Substitute yogurt for baking powder by using ½ cup of plain yogurt with ¼ teaspoon of baking soda for the rising power of 1 teaspoon of baking powder. It is important to choose a yogurt without flavoring. Greek yogurt can be used in place of plain yogurt, as long as the baker adjusts other liquids in the recipe to accommodate the increased moisture. Elapasony recommends a coconut milk yogurt substitute (along with some lemon juice) for plant-based baking over other plant-based yogurt varieties because of its fattiness and creaminess. However, it is not clear if there is a difference between plant-based and dairy yogurt substitutes for baking powder. 


"Yeast" is the broad-stroke term for the microbial life that gives rise to bread. According to Red Star Yeast, yeast microbes digest sugar molecules for growth, which in turn release carbon dioxide and ethyl alcohol during fermentation. The ethyl alcohol is what bakers smell in the air when the bread is rising. The carbon dioxide provides the bubbles that give yeast its rise. 

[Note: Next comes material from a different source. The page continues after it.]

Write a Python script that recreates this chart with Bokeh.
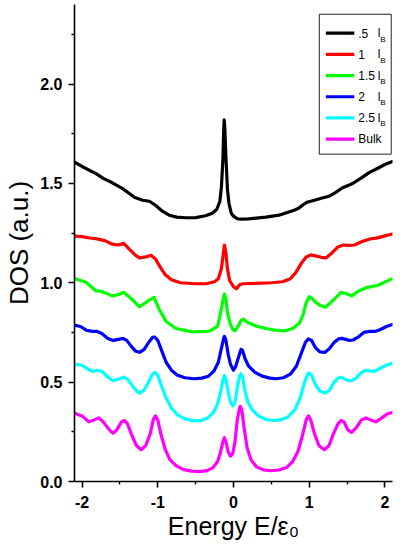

Baking powder and yeast are not always interchangeable in recipes because they have different rising capabilities, Livestrong notes. Baking powder should not be used as a substitute for yeast in kneaded bread because it will not replicate the same effect, nor will it produce the delicious smell of freshly risen bread. The Whole Portion does not recommend using yeast as a substitute for baking powder, either, as it will change the taste, flavor, texture, and density of the following product. Moreover, it is recommended that bakers choose another one of the substitutes listed instead of yeast. However, if you think it'll work as a substitute in your recipe, we say to try it out.

Beaten egg whites

Whipped egg whites can provide a comprehensive structure to baked goods. Whipping the whites creates tiny air pockets. This method is used for a variety of baked goods including fluffy soufflés and buttery, soft pancakes. The amount of eggs used as a baking powder substitute depends on the recipe. Dense cakes will require more egg whites than light pancakes or waffles.

To prepare the egg whites, whip the egg whites with a hand-held beater until they are foamy (this should take about two minutes) and slowly increase the speed until stiff peaks are formed (as seen in the picture above). A stand mixer with a whisk attachment can also be used. When adding the whipped egg whites back into the batter, be sure to avoid over-mixing. Over mixing will beat the air out of the egg whites, rendering them useless in promoting a proper rise (the whole reason you're doing this).

Skip the leavener altogether

Leavening agents are an integral part of baking a well-risen and well-textured baked good. While a baker can omit a leavener like baking powder from cookie dough and still bake a cookie, the resulting cookie will be dense and hard rather than soft and pillowy.

The only thing more important than making sure baking powder is present in a recipe is making sure the baking powder is still "good." According to Utah State University, baking powder typically lasts between a year and six months to two years. However, the ingredients in baking powder are sensitive to moisture and humidity, so the baking powder can expire quickly if it is kept in a damp cabinet. Moreover, a baker can test if baking powder is still good by adding ½ teaspoon of baking powder to ¼ cup of boiling water. If the mixture bubbles, the can is still good! If the baking powder falls flat, throw the can in the trash and try one of the substitutes listed above.